- [What you will do]: Copy out each line exactly; pictures stay out of the copy.

- [Supplied data]:
┄┄┄┄┄┄┄┄┄┄┄┄┄┄┄┄┄┄┄┄

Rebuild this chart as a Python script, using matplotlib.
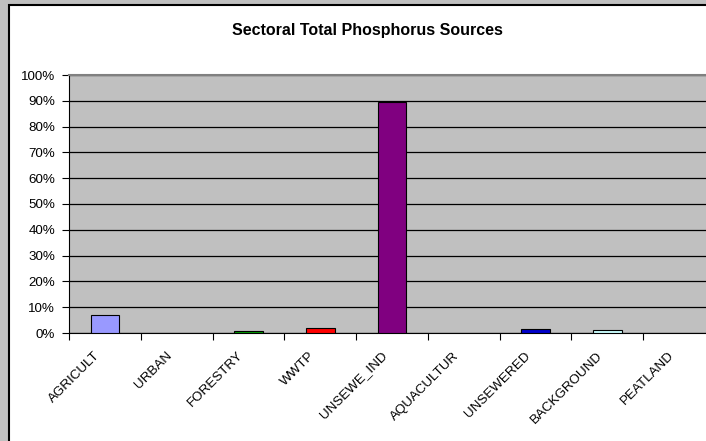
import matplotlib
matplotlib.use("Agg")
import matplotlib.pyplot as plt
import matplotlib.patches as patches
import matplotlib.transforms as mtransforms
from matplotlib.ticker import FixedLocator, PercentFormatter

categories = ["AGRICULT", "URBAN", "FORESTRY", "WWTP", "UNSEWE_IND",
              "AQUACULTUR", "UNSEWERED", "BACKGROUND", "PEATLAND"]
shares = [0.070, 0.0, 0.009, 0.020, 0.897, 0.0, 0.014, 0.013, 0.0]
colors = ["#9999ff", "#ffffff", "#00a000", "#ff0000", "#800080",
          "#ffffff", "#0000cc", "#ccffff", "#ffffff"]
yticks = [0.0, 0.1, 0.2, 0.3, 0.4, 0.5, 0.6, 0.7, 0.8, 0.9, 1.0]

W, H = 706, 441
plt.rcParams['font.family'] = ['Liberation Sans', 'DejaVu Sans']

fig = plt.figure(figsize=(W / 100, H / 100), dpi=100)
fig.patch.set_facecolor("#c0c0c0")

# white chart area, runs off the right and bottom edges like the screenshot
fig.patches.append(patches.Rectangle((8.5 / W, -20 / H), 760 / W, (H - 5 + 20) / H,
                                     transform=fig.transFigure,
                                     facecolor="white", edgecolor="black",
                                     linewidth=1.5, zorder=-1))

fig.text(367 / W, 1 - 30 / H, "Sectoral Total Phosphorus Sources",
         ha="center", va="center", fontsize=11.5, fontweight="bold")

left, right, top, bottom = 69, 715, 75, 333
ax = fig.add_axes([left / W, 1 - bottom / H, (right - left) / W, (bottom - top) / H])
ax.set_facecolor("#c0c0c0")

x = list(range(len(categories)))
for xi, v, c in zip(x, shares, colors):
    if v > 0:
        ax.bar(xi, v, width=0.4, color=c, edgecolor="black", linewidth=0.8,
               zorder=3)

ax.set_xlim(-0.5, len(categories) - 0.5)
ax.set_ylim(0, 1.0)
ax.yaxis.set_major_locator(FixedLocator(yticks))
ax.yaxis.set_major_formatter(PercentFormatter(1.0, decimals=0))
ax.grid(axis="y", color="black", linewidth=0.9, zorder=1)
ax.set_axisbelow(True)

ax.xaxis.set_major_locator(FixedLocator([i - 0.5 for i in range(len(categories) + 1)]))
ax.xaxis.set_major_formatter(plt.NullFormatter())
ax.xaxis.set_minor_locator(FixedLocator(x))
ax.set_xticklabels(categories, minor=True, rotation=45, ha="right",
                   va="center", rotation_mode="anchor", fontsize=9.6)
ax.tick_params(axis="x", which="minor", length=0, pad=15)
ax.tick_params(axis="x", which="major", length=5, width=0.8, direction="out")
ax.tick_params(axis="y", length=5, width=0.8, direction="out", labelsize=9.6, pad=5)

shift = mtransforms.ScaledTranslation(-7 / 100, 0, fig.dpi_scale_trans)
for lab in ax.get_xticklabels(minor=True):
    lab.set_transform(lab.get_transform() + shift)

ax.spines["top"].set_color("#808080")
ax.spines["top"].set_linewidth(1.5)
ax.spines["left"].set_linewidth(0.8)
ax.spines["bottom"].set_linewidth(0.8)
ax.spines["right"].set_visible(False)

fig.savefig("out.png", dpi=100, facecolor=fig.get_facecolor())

┄┄┄┄┄┄┄┄┄┄┄┄┄┄┄┄┄┄┄┄

- [Written solution]:
Rebuild this chart as a Python script, using matplotlib.
import matplotlib
matplotlib.use("Agg")
import matplotlib.pyplot as plt
import matplotlib.patches as patches
import matplotlib.transforms as mtransforms
from matplotlib.ticker import FixedLocator, PercentFormatter

categories = ["AGRICULT", "URBAN", "FORESTRY", "WWTP", "UNSEWE_IND",
              "AQUACULTUR", "UNSEWERED", "BACKGROUND", "PEATLAND"]
shares = [0.070, 0.0, 0.009, 0.020, 0.897, 0.0, 0.014, 0.013, 0.0]
colors = ["#9999ff", "#ffffff", "#00a000", "#ff0000", "#800080",
          "#ffffff", "#0000cc", "#ccffff", "#ffffff"]
yticks = [0.0, 0.1, 0.2, 0.3, 0.4, 0.5, 0.6, 0.7, 0.8, 0.9, 1.0]

W, H = 706, 441
plt.rcParams['font.family'] = ['Liberation Sans', 'DejaVu Sans']

fig = plt.figure(figsize=(W / 100, H / 100), dpi=100)
fig.patch.set_facecolor("#c0c0c0")

# white chart area, runs off the right and bottom edges like the screenshot
fig.patches.append(patches.Rectangle((8.5 / W, -20 / H), 760 / W, (H - 5 + 20) / H,
                                     transform=fig.transFigure,
                                     facecolor="white", edgecolor="black",
                                     linewidth=1.5, zorder=-1))

fig.text(367 / W, 1 - 30 / H, "Sectoral Total Phosphorus Sources",
         ha="center", va="center", fontsize=11.5, fontweight="bold")

left, right, top, bottom = 69, 715, 75, 333
ax = fig.add_axes([left / W, 1 - bottom / H, (right - left) / W, (bottom - top) / H])
ax.set_facecolor("#c0c0c0")

x = list(range(len(categories)))
for xi, v, c in zip(x, shares, colors):
    if v > 0:
        ax.bar(xi, v, width=0.4, color=c, edgecolor="black", linewidth=0.8,
               zorder=3)

ax.set_xlim(-0.5, len(categories) - 0.5)
ax.set_ylim(0, 1.0)
ax.yaxis.set_major_locator(FixedLocator(yticks))
ax.yaxis.set_major_formatter(PercentFormatter(1.0, decimals=0))
ax.grid(axis="y", color="black", linewidth=0.9, zorder=1)
ax.set_axisbelow(True)

ax.xaxis.set_major_locator(FixedLocator([i - 0.5 for i in range(len(categories) + 1)]))
ax.xaxis.set_major_formatter(plt.NullFormatter())
ax.xaxis.set_minor_locator(FixedLocator(x))
ax.set_xticklabels(categories, minor=True, rotation=45, ha="right",
                   va="center", rotation_mode="anchor", fontsize=9.6)
ax.tick_params(axis="x", which="minor", length=0, pad=15)
ax.tick_params(axis="x", which="major", length=5, width=0.8, direction="out")
ax.tick_params(axis="y", length=5, width=0.8, direction="out", labelsize=9.6, pad=5)

shift = mtransforms.ScaledTranslation(-7 / 100, 0, fig.dpi_scale_trans)
for lab in ax.get_xticklabels(minor=True):
    lab.set_transform(lab.get_transform() + shift)

ax.spines["top"].set_color("#808080")
ax.spines["top"].set_linewidth(1.5)
ax.spines["left"].set_linewidth(0.8)
ax.spines["bottom"].set_linewidth(0.8)
ax.spines["right"].set_visible(False)

fig.savefig("out.png", dpi=100, facecolor=fig.get_facecolor())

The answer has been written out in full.